Afterwards we both gave the final blessing in one of the rooms of the Multipurpose centre together with Jacques, and this gave way to the party, where we all behaved like children and took part in the games, dances, the peace-tree activity, prepared by the older ones who as the first children ten years earlier began a crucial stage of their lives in WEND BE NE DO, and today, for the most part, have recovered their health and dignity, have overcome malnutrition, and have the chance to continue studies – one of them will begin studying social and psychological care support in university next term.
We shared a festive lunch and in the afternoon we left surrounded by voices, and by tamtam improvised from large cans, saying goodbye also to youngsters who had come from their villages, up to 30km distant from the Project; some remained in the Centre, to spend the night and return home the next day.
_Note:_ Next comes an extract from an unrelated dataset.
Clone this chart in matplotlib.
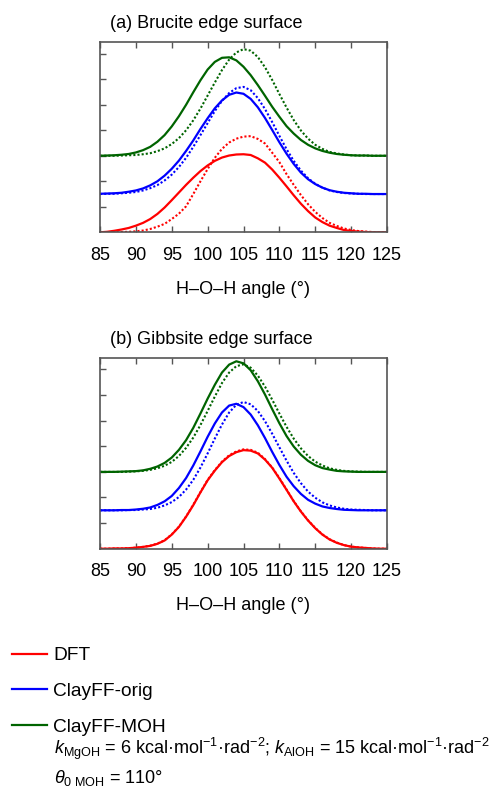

For me meeting with Jean Michel in one of my favourite places in the world has been an experience of brotherhood and a great gift. I felt the support of a brother from the Fraternity who shares the dream and the struggle for those who need better opportunities to improve their lives. Thanks, Jean Michel, for “being with” us, for sharing Jesus and enjoying friendship with the very least. Your experience of Africa in earlier years has been your best credential and passport; neither of us is a stranger in Burkina Faso. I remember that when we prayed the Prayer of Abandonment in Honda, with the monks and my Spanish friends, at the conclusion of the hour of Nones, I felt the universality of the message of Brother Charles and the absence of borders in the fraternity.